Jun 13, 2001, 19:17 (6 Talkback[s])
(Other stories by John Milton)

Kuro5hin has an editorial on the question of how best to promote Linux (and Free Software) in general. Its key premise is a rejection of traditional activism (defined in a way most activists will recognize as "lifestyle politics"), and its chief prescriptions are an embrace of "shareholder activism" and practical advocacy. The desktop meme has found its way in here, too.

"I think that free software could learn some lessons from this. Don't fight the system. Subvert the system. The carrot and stick method is old and remarkably effective. Unfortunately, activism calls for the stick more than the carrot. In fact, the stick has been overused; it is effectively broken. Bill Gates and proprietary software have been burned in effigy far too many times. This has the negative effect of destroying the free software movement's credibility. The free software movement, like environmentalism, has often ignored practicality in favor of altruism. Those businesses that listened before are becoming wary.

First, we should be using shareholder activism. We need to establish a non-profit foundation to buy voting shares from proprietary softare companies. Then we can be sure that our opinions are heard on a level playing field. Linux already has gained support from the likes of companies such as IBM, but this is not an equal relationship. IBM sways free software. Free software does not sway IBM. If a company's only consideration is its shareholders then we must become its shareholders.

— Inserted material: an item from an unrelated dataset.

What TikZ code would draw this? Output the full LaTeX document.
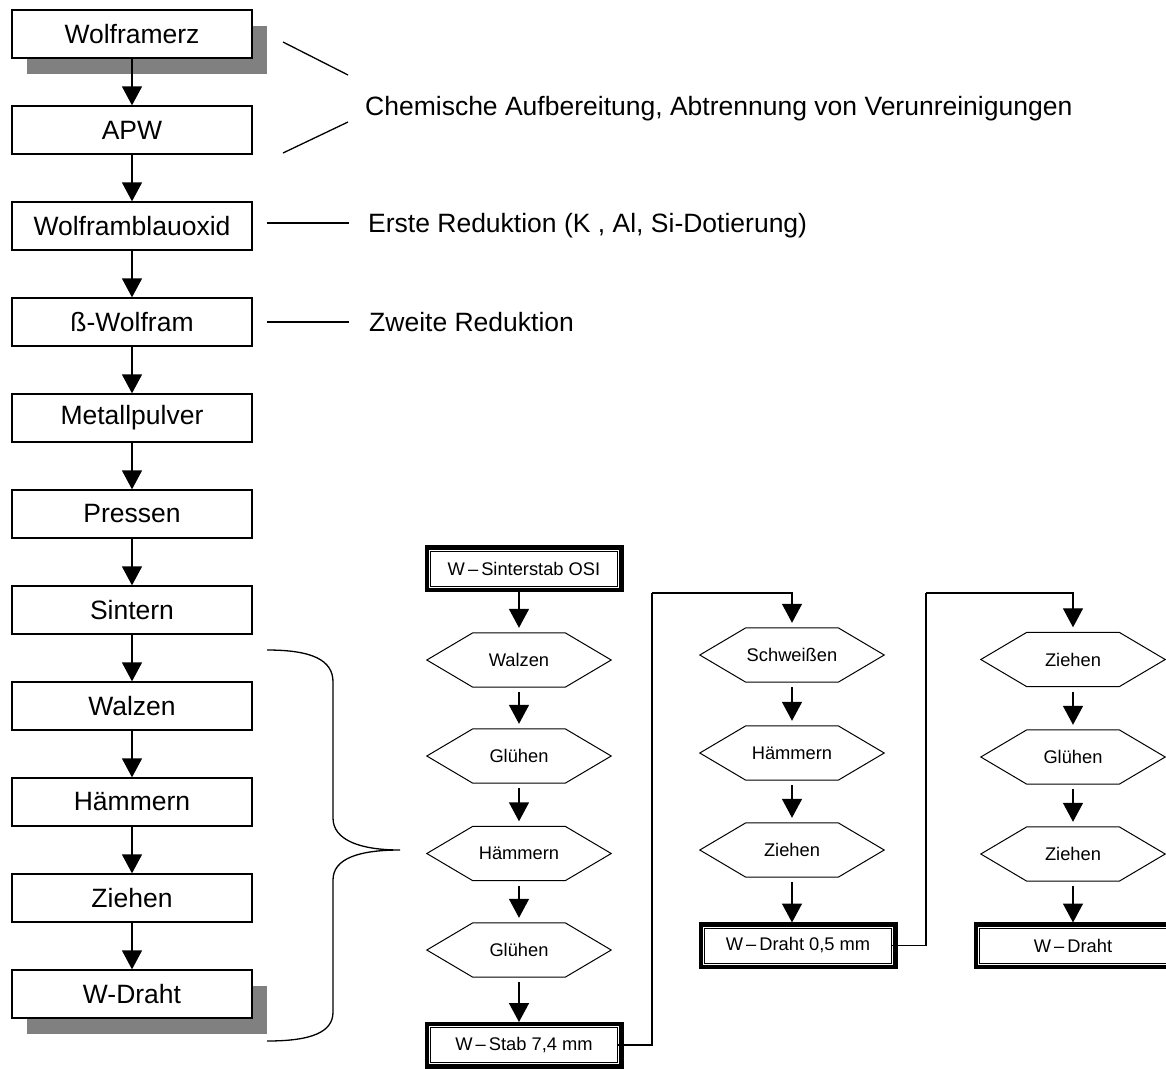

Secondly, we must be up front and honest with ourselves as to when Linux should not be used. Most of the world uses Windows. It is impractical to ask all others to use Linux, the flagship of free software. Asking a diehard Windows user to use Linux is akin to taking a corporate executive through a commune and crooning to him about how we can all live off the land. He may realise the technical advantages, but he's not going to just chuck the keys to his Suburban. Although he would be more efficient ecologically in a commune, he would be hard pressed to find any personal gain."